After a lot of work, I've managed to get my anxiety under control, and now it's almost like it's not there. I try new shows all the time, I no longer rewatch that one episode of It's Always Sunny to relax, and I go to the movies as often as I can. But I tend to sit in the back rows, near the exits. Just in case. Unfortunately, getting rid of anxiety is a lot like wrestling a knife away from an excitable toddler -- it's doable, but you're getting some scars in the process.

I first saw The Martian after I thought I had gotten better, but it still relaxed me to no end. Then there was the time I saw Trailer Park Boys Out Of The Park: Europe, a Netflix special about three Canadians winning a trip to Europe, where they have to perform ridiculous tasks in order to earn money for food. In one episode, a character is FINALLY able to afford a meal, but before he can taste it, his two asshole friends keep distracting him and taking bites from his grub. I got through it just fine, but I probably wouldn't have been able to if I still had anxiety. I think my heart would be racing, and I'd be screaming at the screen for those assholes to let their buddy eat his food before just rage-quitting. Then I realized I got lost in thought and had to rewind the scene to catch up. So ... have I really gotten better?

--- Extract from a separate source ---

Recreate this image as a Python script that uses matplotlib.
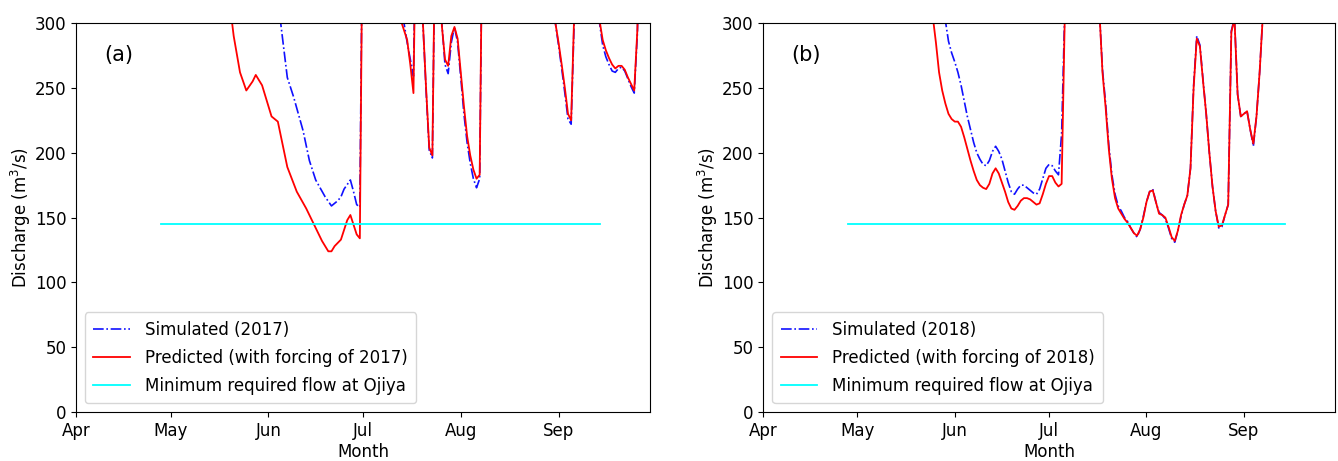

Honestly, I don't know. Before my gray matter got cast in the lead role of The Brain That Cried Wolf, I really enjoyed the show Monk, but after coming down with anxiety, I just couldn't handle it. The show is based entirely on the premise that the main character is everything-phobic but no one ever explains it to the people around him, resulting in him constantly being humiliated. I still haven't gone back and rewatched the show. I guess I'm just afraid that I might feel anxious during it, which would mean I'm not really better. But as long as I keep away from it, I can tell myself that everything is fine, while the truth is that I might not have actually fixed my "Check Brain" light. Maybe I just put a piece of tape over it.

Hopefully not, though, because they recently cast the insane count from Da Vinci's Demons as Brainiac and I kind of want to see that. You hear that, anxiety, you little bitch? If I'm not able to enjoy Syfy's Krypton, it will be because of the horrible, horrible writing and not you.